The Federal Reserve Board has abandoned plans to curb homeowners’ right to invalidate loans based on flawed documents.
Leonard Chanin, the deputy director of the Fed’s division of consumer and community affairs, told a meeting of the American Bar Association on Jan. 10 in Naples, Florida that the Fed would hold off on changes to borrowers’ “right of rescission.” Instead, he said, the new Bureau of Consumer Financial Protection would assume responsibility for the issue later this year, according to two people present at the meeting.
“He made clear that the intention was not for the board to proceed now but send this issue over to the CFPB to deal with,” Kathleen Keest, senior policy counsel at the Durham, North Carolina-based Center for Responsible Lending, who was at the ABA meeting, said in an interview.
Jeffrey Naimon, an attorney with the law firm of Buckley Sandler LLP in Washington, said Chanin left little doubt the Fed would not move any further with the rule, which it had proposed in September.
“It wasn’t a discussion item,” Naimon said in an interview. “It was an announcement.”
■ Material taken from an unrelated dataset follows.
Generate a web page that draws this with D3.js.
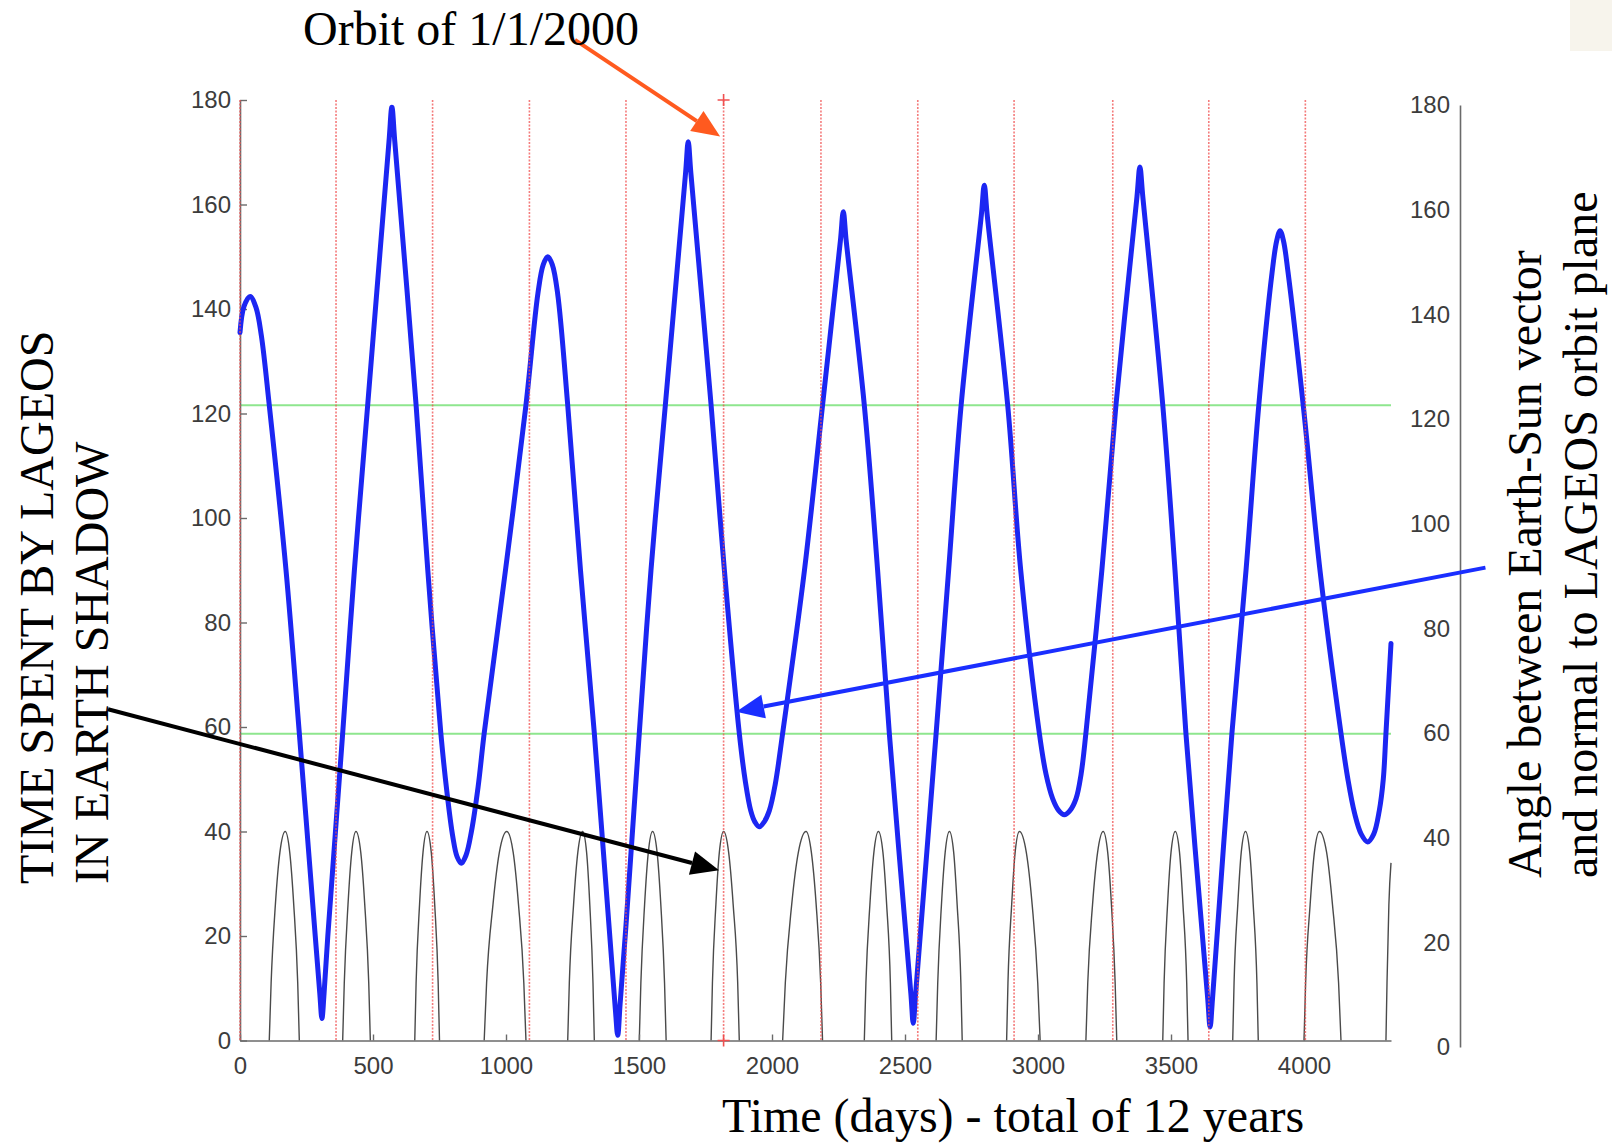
<!DOCTYPE html>
<html>
<head>
<meta charset="utf-8">
<script src="https://cdn.jsdelivr.net/npm/d3@7"></script>
<style>
	body { margin: 0; background: #fff; }
	svg { display: block; }
	.tick text { font-family: "Liberation Sans", Arial, Helvetica, sans-serif; font-size: 24px; fill: #3c3c3c; }
	.note { font-family: "Liberation Serif", "Times New Roman", serif; font-size: 48px; fill: #000; }
</style>
</head>
<body>
<div id="chart"></div>
<script>

// angle between Earth-Sun vector and normal to the orbit plane: [day, degrees]
var angle = [
	[0,135.5],[15,140.5],[38,142.4],[60,140.3],[80,135],[110,121.6],[173,90],[223,58.8],
	[283,19.9],[300,9],[308,4.2],[316,9],[330,19.9],[386,58.8],[430,90],[480,121.6],
	[560,172],[571,178.6],[582,172],[662,121.6],[706,90],[755,58.8],
	[778,47.5],[800,39],[816,35.2],[832,33.9],[850,35.5],[870,40],[895,48.5],[918,58.8],
	[998,90],[1075,121.6],[1120,143],[1140,148.5],[1157,150],[1174,148.5],[1194,143],[1232,121.6],
	[1280,90],[1332,58.8],[1411,6],[1420,1],[1429,7],[1451,22],[1501,58.8],[1545,90],[1599,121.6],
	[1675,166],[1685,172],[1695,166],[1771,121.6],[1821,90],[1877,58.8],
	[1900,49.5],[1920,44],[1936,41.8],[1952,40.9],[1970,41.8],[1990,44],[2012,49],[2040,58.8],
	[2122,90],[2190,121.6],[2257,153],[2268,158.6],[2279,153],[2347,121.6],[2397,90],[2441,58.8],
	[2522,9],[2531,3.3],[2540,9],[2617,58.8],[2664,90],[2711,121.6],
	[2787,158],[2798,163.7],[2809,158],[2886,121.6],[2935,90],[3005,58.8],
	[3030,51],[3055,46.3],[3078,44],[3099,43.2],[3120,44],[3143,46.3],[3162,51],[3180,58.8],
	[3240,90],[3293,121.6],[3372,161.5],[3383,167.2],[3394,161.5],[3469,121.6],[3515,90],[3556,58.8],
	[3638,8],[3647,2.6],[3656,8],[3729,58.8],[3782,90],[3830,121.6],
	[3880,147],[3897,153],[3910,155],[3923,153],[3940,147],[3997,121.6],[4060,90],[4139,58.8],
	[4165,50],[4190,43.5],[4215,39.5],[4239,38],[4262,39.5],[4283,44],[4298,50],[4308,58.8],[4327,76]
];

// time spent in Earth shadow (minutes), one list per eclipse season
var shadow = [
	[[110,0],[117,11],[133,26],[150,36],[170,40],[187,36],[202,26],[217,11],[223,0]],
	[[386,0],[392,11],[406,26],[420,36],[436,40],[454,36],[469,26],[484,11],[490,0]],
	[[657,0],[662,11],[675,26],[688,36],[703,40],[719,36],[732,26],[745,11],[750,0]],
	[[918,0],[927,11],[951,26],[975,36],[1003,40],[1027,36],[1047,26],[1067,11],[1075,0]],
	[[1232,0],[1238,11],[1254,26],[1270,36],[1288,40],[1303,36],[1315,26],[1327,11],[1332,0]],
	[[1501,0],[1507,11],[1521,26],[1535,36],[1551,40],[1568,36],[1582,26],[1596,11],[1602,0]],
	[[1771,0],[1776,11],[1789,26],[1802,36],[1818,40],[1837,36],[1854,26],[1871,11],[1877,0]],
	[[2040,0],[2050,11],[2074,26],[2099,36],[2128,40],[2148,36],[2166,26],[2183,11],[2190,0]],
	[[2347,0],[2353,11],[2368,26],[2383,36],[2400,40],[2417,36],[2431,26],[2445,11],[2450,0]],
	[[2617,0],[2623,11],[2637,26],[2651,36],[2667,40],[2683,36],[2696,26],[2710,11],[2715,0]],
	[[2882,0],[2887,11],[2901,26],[2914,36],[2930,40],[2956,36],[2978,26],[2999,11],[3008,0]],
	[[3180,0],[3187,11],[3205,26],[3224,36],[3245,40],[3262,36],[3276,26],[3290,11],[3296,0]],
	[[3469,0],[3474,11],[3487,26],[3500,36],[3516,40],[3532,36],[3545,26],[3559,11],[3564,0]],
	[[3732,0],[3737,11],[3751,26],[3764,36],[3780,40],[3796,36],[3809,26],[3823,11],[3828,0]],
	[[4000,0],[4006,11],[4023,26],[4039,36],[4058,40],[4085,36],[4107,26],[4130,11],[4139,0]],
	[[4308,0],[4312,11],[4319,26],[4327,34]]
];

var yearLines   = [0, 361, 724, 1088, 1451, 1818, 2184, 2548, 2910, 3281, 3642, 4005];
var orbitMarks  = [[1818, 180], [1818, 0]];
var shadowLimit = [58.7, 121.6];
var xTicks      = [0, 500, 1000, 1500, 2000, 2500, 3000, 3500, 4000];
var yTicks      = [0, 20, 40, 60, 80, 100, 120, 140, 160, 180];

var leftTitle  = ["TIME SPENT BY LAGEOS", "IN EARTH SHADOW"];
var rightTitle = ["Angle between Earth-Sun vector", "and normal to LAGEOS orbit plane"];
var topNote    = "Orbit of 1/1/2000";
var xTitle     = "Time (days) - total of 12 years";

// arrows in data units: from -> to
var arrows = [
	{ from: [1259, 191.5], to: [1805, 173.0], colour: '#ff5a1f' },
	{ from: [-496, 63.4],  to: [1801, 32.6],  colour: '#000000' },
	{ from: [4682, 90.5],  to: [1865, 62.9],  colour: '#1a2eff' }
];


var svg = d3.select('#chart')
	.append('svg')
	.attr('width', 1612)
	.attr('height', 1144);

svg.append('rect')
	.attr('width', 1612)
	.attr('height', 1144)
	.attr('fill', '#fff');

// faint patch in the top right corner of the slide
svg.append('rect')
	.attr('x', 1570)
	.attr('y', 0)
	.attr('width', 42)
	.attr('height', 51)
	.attr('fill', '#f7f4ec');

var x  = d3.scaleLinear().domain([0, 4327]).range([240, 1391]);
var y  = d3.scaleLinear().domain([0, 180]).range([1040.5, 100]);
var y2 = d3.scaleLinear().domain([0, 180]).range([1047, 105]);

// green eclipse limits
svg.append('g')
	.selectAll('line')
	.data(shadowLimit)
	.enter().append('line')
	.attr('x1', x(0))
	.attr('x2', x(4327))
	.attr('y1', function(d) { return y(d); })
	.attr('y2', function(d) { return y(d); })
	.attr('stroke', '#8ee68e')
	.attr('stroke-width', 2);

// shadow time
var shadowLine = d3.line()
	.x(function(d) { return x(d[0]); })
	.y(function(d) { return y(d[1]); })
	.curve(d3.curveMonotoneX);

svg.append('g')
	.selectAll('path')
	.data(shadow)
	.enter().append('path')
	.attr('d', shadowLine)
	.attr('fill', 'none')
	.attr('stroke', '#4a4a4a')
	.attr('stroke-width', 1.4);

// axes
var xAxis = svg.append('g')
	.attr('transform', 'translate(0,' + y(0) + ')')
	.call(d3.axisBottom(x).tickValues(xTicks).tickFormat(d3.format('d'))
		.tickSizeInner(-6).tickSizeOuter(0).tickPadding(16));

var yAxis = svg.append('g')
	.attr('transform', 'translate(' + x(0) + ',0)')
	.call(d3.axisLeft(y).tickValues(yTicks).tickFormat(d3.format('d'))
		.tickSizeInner(-7).tickSizeOuter(0).tickPadding(9));

var y2Axis = svg.append('g')
	.attr('transform', 'translate(1460,0)')
	.call(d3.axisLeft(y2).tickValues(yTicks).tickFormat(d3.format('d'))
		.tickSize(0).tickPadding(10));

[xAxis, yAxis, y2Axis].forEach(function(a) {
	a.select('.domain').attr('stroke', '#6a6a6a').attr('stroke-width', 1.6);
	a.selectAll('.tick line').attr('stroke', '#6a6a6a').attr('stroke-width', 1.4);
	a.selectAll('.tick text').attr('font-size', null).attr('font-family', null).attr('fill', null);
});

// angle curve
var angleLine = d3.line()
	.x(function(d) { return x(d[0]); })
	.y(function(d) { return y(d[1]); })
	.curve(d3.curveCatmullRom.alpha(0.5));

svg.append('path')
	.datum(angle)
	.attr('d', angleLine)
	.attr('fill', 'none')
	.attr('stroke', '#1c26f2')
	.attr('stroke-width', 5)
	.attr('stroke-linejoin', 'round')
	.attr('stroke-linecap', 'round');

// yearly red markers
svg.append('g')
	.selectAll('line')
	.data(yearLines)
	.enter().append('line')
	.attr('x1', function(d) { return x(d); })
	.attr('x2', function(d) { return x(d); })
	.attr('y1', y(180))
	.attr('y2', y(0))
	.attr('stroke', '#f05050')
	.attr('stroke-opacity', 0.75)
	.attr('stroke-width', 1.6)
	.attr('stroke-dasharray', '2,1.5');

svg.append('g')
	.selectAll('path')
	.data(orbitMarks)
	.enter().append('path')
	.attr('transform', function(d) { return 'translate(' + x(d[0]) + ',' + y(d[1]) + ')'; })
	.attr('d', 'M-6,0H6M0,-6V6')
	.attr('stroke', '#f05050')
	.attr('stroke-width', 1.6);

// arrows
function drawArrow(a) {
	var x1 = x(a.from[0]), y1 = y(a.from[1]);
	var x2 = x(a.to[0]),   y2p = y(a.to[1]);
	var dx = x2 - x1, dy = y2p - y1;
	var len = Math.sqrt(dx*dx + dy*dy);
	var ux = dx / len, uy = dy / len;
	var bx = x2 - ux * 28, by = y2p - uy * 28;

	svg.append('line')
		.attr('x1', x1).attr('y1', y1)
		.attr('x2', bx).attr('y2', by)
		.attr('stroke', a.colour)
		.attr('stroke-width', 4);

	svg.append('polygon')
		.attr('points', [[x2, y2p], [bx - uy*12, by + ux*12], [bx + uy*12, by - ux*12]].join(' '))
		.attr('fill', a.colour);
}
arrows.forEach(drawArrow);

// texts
svg.append('text')
	.attr('class', 'note')
	.attr('x', 303)
	.attr('y', 45)
	.text(topNote);

svg.append('text')
	.attr('class', 'note')
	.attr('x', 722)
	.attr('y', 1132)
	.text(xTitle);

svg.selectAll('.left-title')
	.data(leftTitle)
	.enter().append('text')
	.attr('class', 'note left-title')
	.attr('transform', function(d, i) { return 'translate(' + (53 + i*55) + ',884) rotate(-90)'; })
	.text(function(d) { return d; });

svg.selectAll('.right-title')
	.data(rightTitle)
	.enter().append('text')
	.attr('class', 'note right-title')
	.attr('transform', function(d, i) { return 'translate(' + (1541 + i*56) + ',878) rotate(-90)'; })
	.text(function(d) { return d; });

</script>
</body>
</html>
Fed spokeswoman Susan Stawick declined a request for comment by e-mail.
The proposal had drawn a vociferous response from consumer groups, which charged that the Fed was taking away one of the few tools borrowers can use to slow down or halt unfair foreclosures.
The right of rescission, established by the Truth in Lending Act, allows borrowers who can show a material misstatement in loan documents to issue a rescission notice to the lender, who must then revoke the lien on the property. The Fed currently writes regulations related to the law, but this power is scheduled to shift to the consumer bureau in July.
Chanin will join the consumer bureau as head of its regulation-writing team.
Ken Markison, regulatory counsel at the Mortgage Bankers Association, which supported the Fed’s proposed rule change, did not respond to a request for comment by e-mail. Markison told The Wall Street Journal, which reported the Fed’s shift on Jan. 14, that the Fed’s about-face is unfortunate because “there could be the misimpression that this somehow might not be the appropriate position.”